Dialektikon

Jacky Ivimy
Ex Nihilo Theatre Group in association with Park Theatre
Park Theatre

Dialektikon Credit: Amoroso Films
The Servant (Benjamin Victor) and Miranda (Mary Nyambura) Credit: Amoroso Films
A party with the radicals Credit: Amoroso Films

Miranda’s (Mary Nyambura) trip into a wonderland of 1960s counterculture is prompted by the sudden death of her grandmother and an attempt by her father to sexually abuse her.

In a highly physical performance that includes shadow puppets, small dolls and masks, she is taken by a magical guardian Ayida Wedo (Sabina Cameron) on a journey to glimpse radicals of fifty years ago.

There is the provocative poetic voice of Allen Ginsberg (Robert Lightfoot) denouncing “Moloch whose blood is running money”, the criticism of Western imperialism by Stokely Carmichael (Adrian Decosta) and the opposition to the destructive practices of conventional psychiatry from R D Laing (Rhys Anderson).

The show is an ambitious riff on 1960s radicalism to the rhythmic drumming of Stanley Ohios.
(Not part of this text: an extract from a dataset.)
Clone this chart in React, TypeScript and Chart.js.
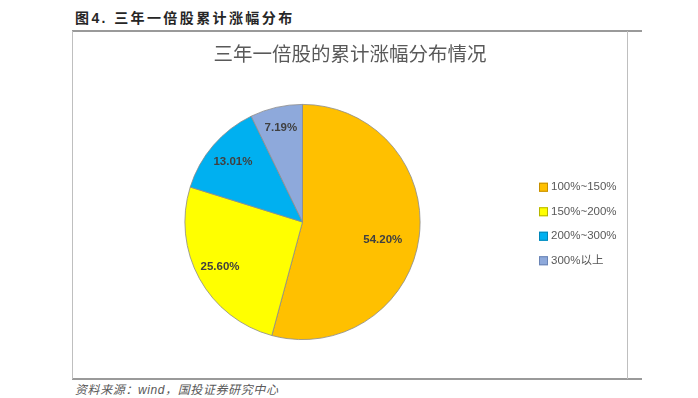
import React, { useEffect, useRef } from "react";
import { Chart, registerables } from "chart.js";

Chart.register(...registerables);

const chartTitle = "三年一倍股的累计涨幅分布情况";
const categories = ["100%~150%", "150%~200%", "200%~300%", "300%以上"];
const shares = [54.2, 25.6, 13.01, 7.19];
const shareLabels = ["54.20%", "25.60%", "13.01%", "7.19%"];
const colors = ["#FFC000", "#FFFF00", "#00B0F0", "#8EA9DB"];
const legendBorders = ["#c58f00", "#b5b500", "#0086b8", "#6a84b5"];
const labelRadius = [0.7, 0.8, 0.78, 0.82];
const labelAngleShift = [0.09, 0, 0, 0];

const FONT = "'Liberation Sans', 'Noto Sans CJK SC', sans-serif";

const labelPlugin = {
  id: "sliceLabels",
  afterDatasetsDraw(chart: any) {
    const ctx = chart.ctx;
    const meta = chart.getDatasetMeta(0);
    ctx.save();
    ctx.font = `bold 11.5px ${FONT}`;
    ctx.fillStyle = "#404040";
    ctx.textAlign = "center";
    ctx.textBaseline = "middle";
    meta.data.forEach((arc: any, i: number) => {
      const p = arc.getProps(["x", "y", "startAngle", "endAngle", "outerRadius"], true);
      const mid = (p.startAngle + p.endAngle) / 2 + labelAngleShift[i];
      const r = p.outerRadius * labelRadius[i];
      ctx.fillText(shareLabels[i], p.x + Math.cos(mid) * r, p.y + Math.sin(mid) * r);
    });
    ctx.restore();
  },
};

const titleLegendPlugin = {
  id: "titleAndLegend",
  afterDraw(chart: any) {
    const ctx = chart.ctx;
    const area = chart.chartArea;
    ctx.save();
    // title centred over the whole chart box
    ctx.font = `19.5px ${FONT}`;
    ctx.fillStyle = "#595959";
    ctx.textAlign = "center";
    ctx.textBaseline = "middle";
    ctx.fillText(chartTitle, chart.width / 2, 24);
    // legend
    const spacing = 24.5;
    const x = area.right + 12;
    const cy = (area.top + area.bottom) / 2 + 2;
    const y0 = cy - (spacing * (categories.length - 1)) / 2;
    ctx.font = `11.5px ${FONT}`;
    ctx.textAlign = "left";
    categories.forEach((c, i) => {
      const y = y0 + i * spacing;
      ctx.fillStyle = colors[i];
      ctx.fillRect(x, y - 4.5, 9, 9);
      ctx.strokeStyle = legendBorders[i];
      ctx.lineWidth = 1;
      ctx.strokeRect(x + 0.5, y - 4, 8, 8);
      ctx.fillStyle = "#595959";
      ctx.fillText(c, x + 12, y);
    });
    ctx.restore();
  },
};

export default function App() {
  const ref = useRef<HTMLCanvasElement>(null);
  useEffect(() => {
    const chart = new Chart(ref.current!, {
      type: "pie",
      data: {
        labels: categories,
        datasets: [
          {
            data: shares,
            backgroundColor: colors,
            borderColor: "#8c8c8c",
            borderWidth: 0.8,
          },
        ],
      },
      options: {
        animation: false,
        responsive: false,
        maintainAspectRatio: false,
        layout: { padding: { left: 5, right: 100, top: 72, bottom: 37 } },
        plugins: {
          title: { display: false },
          legend: { display: false },
          tooltip: { enabled: false },
        },
      },
      plugins: [labelPlugin, titleLegendPlugin],
    });
    return () => chart.destroy();
  }, []);

  return (
    <div
      style={{
        position: "fixed",
        left: 0,
        top: 0,
        width: 698,
        height: 398,
        background: "#fff",
        overflow: "hidden",
      }}
    >
      <div
        style={{
          position: "absolute",
          left: 75,
          top: 7,
          fontFamily: FONT,
          fontWeight: "bold",
          fontSize: 14,
          letterSpacing: 2.4,
          color: "#262626",
          whiteSpace: "nowrap",
        }}
      >
        图4. 三年一倍股累计涨幅分布
      </div>
      <div style={{ position: "absolute", left: 72, top: 30, width: 570, height: 2, background: "#9a9a9a" }} />
      <div style={{ position: "absolute", left: 72, top: 378, width: 570, height: 2, background: "#9a9a9a" }} />
      <div style={{ position: "absolute", left: 72, top: 31, width: 1, height: 348, background: "#bfbfbf" }} />
      <div style={{ position: "absolute", left: 627, top: 31, width: 1, height: 348, background: "#bfbfbf" }} />
      <canvas
        ref={ref}
        width={554}
        height={345}
        style={{ position: "absolute", left: 73, top: 32, width: 554, height: 345 }}
      />
      <div
        style={{
          position: "absolute",
          left: 75,
          top: 380,
          fontFamily: FONT,
          fontStyle: "italic",
          fontSize: 12,
          letterSpacing: 0.6,
          color: "#595959",
          whiteSpace: "nowrap",
        }}
      >
        资料来源：wind，国投证券研究中心
      </div>
    </div>
  );
}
It is lively with fine acting and snippets of humour.

But the lack of a strong, integrated storyline makes the political speeches seem like awkward inserts and the only character to really come to life is the servant to capitalism (Benjamin Victor) who seems to have a great deal of fun mocking the radicals and tempting Miranda with the supposed delights of capital.

There is also something else about those speeches. They can seem as topical as the headlines in left-leaning newspapers with Stokely denouncing white American police killing black men and Gregory Bateson (Minal Patel) warning against climate change, but they are little more than rhetorical fragments that don’t do justice to the speakers or make good theatre.

Why for instance include a short extract of Stokely mentioning the term “institutional racism” which he originated without including the complete speech with its very persuasive and dramatic illustration of what it means?

And if the polemical remoteness of the fragments isn't off-putting enough, then there is the matter of these 1960s figures with the exception of R D Laing failing to engage with anyone else in the play. They might just as well have been video recordings.

The play has an optimistic message about the way we can, by knowing our history, make a better, more caring world, but theatrically the play is a 1960s bad trip.